Bien sûr, le stress existe pendant une partie : le temps est limité, les décisions sont parfois incertaines, et l’on découvre que l’adversaire a vu plus loin que nous. . . Mais une fois la partie terminée — ou la journée écoulée —, il est essentiel de relâcher la tension. Il y a à coup sûr des techniques extérieures aux échecs qui seraient profitables aux joueurs : une séance de yoga ou autre. Mais le plus souvent, il s’agit simplement d’un match de foot improvisé ou d’un plongeon dans une piscine. D’une manière générale, l’activité physique est bénéfique en complément du
jeu d’échecs.

Une expérience formatrice, même sans podium

Enfin, il est essentiel de souligner que l’objectif n’est pas de former des champions à tout prix.
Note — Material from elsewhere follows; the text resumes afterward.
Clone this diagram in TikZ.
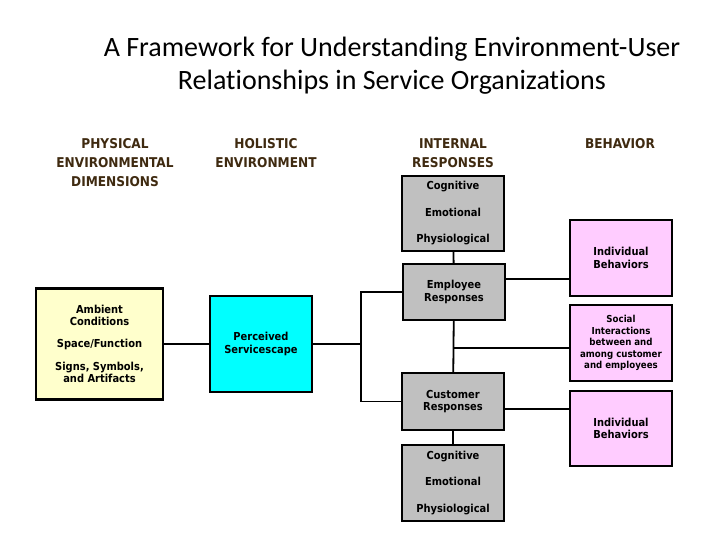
\documentclass[tikz,border=0pt]{standalone}
\usepackage{fontspec}
\setmainfont{Carlito}[Ligatures=NoCommon]
\newfontfamily\boxfont{DejaVu Sans Condensed}
\usepackage{tikz}
\usetikzlibrary{positioning,calc}
\definecolor{hdrbrown}{HTML}{3F2A10}
\definecolor{boxgray}{HTML}{C0C0C0}
\definecolor{boxpink}{HTML}{FFCCFF}
\definecolor{boxyellow}{HTML}{FFFFCC}
\definecolor{boxcyan}{HTML}{00FFFF}

\begin{document}
\begin{tikzpicture}[x=1pt, y=-1pt, line width=1.8pt,
  main box/.style={rectangle,draw,line width=2.2pt,align=center,inner sep=0pt,minimum width=102pt},
  gray box/.style={main box,fill=boxgray},
  pink box/.style={main box,fill=boxpink},
  head text/.style={align=center,text=hdrbrown,font=\boxfont\fontsize{13.5}{19}\selectfont\bfseries}]
\useasboundingbox (0,0) rectangle (720,540);
% title and column heads
\node[align=center,font=\fontsize{28}{33}\selectfont] (title) at (392,65.5) {A Framework for Understanding Environment-User\\Relationships in Service Organizations};
\node[head text] (hphys) at (115,163) {PHYSICAL\\ENVIRONMENTAL\\DIMENSIONS};
\node[head text] (hholi) at (266,153.5) {HOLISTIC\\ENVIRONMENT};
\node[head text] (hintr) at (453,153.5) {INTERNAL\\RESPONSES};
\node[head text] (hbeha) at (620,144) {BEHAVIOR};
% boxes
\begin{scope}[every node/.append style={font=\boxfont\bfseries\fontsize{11}{12.5}\selectfont}]
\node[main box,fill=boxyellow,minimum width=127pt,minimum height=111pt,font=\boxfont\bfseries\fontsize{11}{12}\selectfont] (dims) at (99.5,344) {Ambient\\Conditions\\[10pt]Space/Function\\[11pt]Signs, Symbols,\\and Artifacts};
\node[main box,fill=boxcyan,minimum height=96pt] (scape) at (261,344) {Perceived\\Servicescape};
\node[gray box,minimum height=75pt,font=\boxfont\bfseries\fontsize{11}{26.5}\selectfont] (empint) at (453,213.5) {Cognitive\\Emotional\\Physiological};
\node[gray box,minimum height=56pt] (emp) at (454,292) {Employee\\Responses};
\node[gray box,minimum height=57pt] (cust) at (453,401.5) {Customer\\Responses};
\node[gray box,minimum height=76pt,font=\boxfont\bfseries\fontsize{11}{26.5}\selectfont] (custint) at (453,483) {Cognitive\\Emotional\\Physiological};
\node[pink box,minimum height=76pt] (bhv1) at (621,258) {Individual\\Behaviors};
\node[pink box,minimum height=76pt,font=\boxfont\bfseries\fontsize{9.6}{11.5}\selectfont] (social) at (621,343) {Social\\Interactions\\between and\\among customer\\and employees};
\node[pink box,minimum height=75pt] (bhv2) at (621,428.5) {Individual\\Behaviors};
\end{scope}
% connectors
\coordinate (split) at ($(scape.east)+(48,0)$);
\draw (dims) -- (scape);
\draw (scape) -- (split);
\draw (emp.west) -| (split) |- (cust.west);
\draw (empint) -- (emp);
\draw (emp) -- (cust);
\draw (cust) -- (custint);
\draw ([yshift=13pt]emp.east) -- ([yshift=13pt]emp.east -| bhv1.west);
\draw ([yshift=-5pt]social.west) -- ([yshift=-5pt]social.west -| emp.south);
\draw ([yshift=-7.5pt]cust.east) -- ([yshift=-7.5pt]cust.east -| bhv2.west);
\end{tikzpicture}
\end{document}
La compétition est un outil parmi d’autres pour grandir, apprendre à se connaître, et développer des compétences utiles dans la vie : gestion de l’échec, confiance en soi, respect de l’autre. La majorité des enfants retirent du plaisir et de la fierté à participer, quel que soit leur résultat. Systématiquement les tournois prévoient une distribution de médailles à tous les enfants, c’est d’autant plus justifié que le fait d’avoir participé, d’être arrivé au bout du tournoi, c’est déjà une performance dont les enfants peuvent être fiers. La meilleure preuve ? Les voir arborer fièrement leur médaille à l’école, dès le lendemain. C’est la concrétisation d’une victoire sur soi-même.

Si l’on veut résumer, la compétition aux échecs n’est pas une arène de tensions, mais un espace d’apprentissage, de découverte et de partage. Bien encadrée, elle aide les enfants à s’épanouir, à progresser et à vivre des expériences positives, dans le respect de soi et des autres. Alors aux parents qui hésitent encore, un seul conseil : laissez votre enfant tenter l’aventure. Vous découvrirez que la compétition, bien accompagnée, est une remarquable source de développement, et de joie.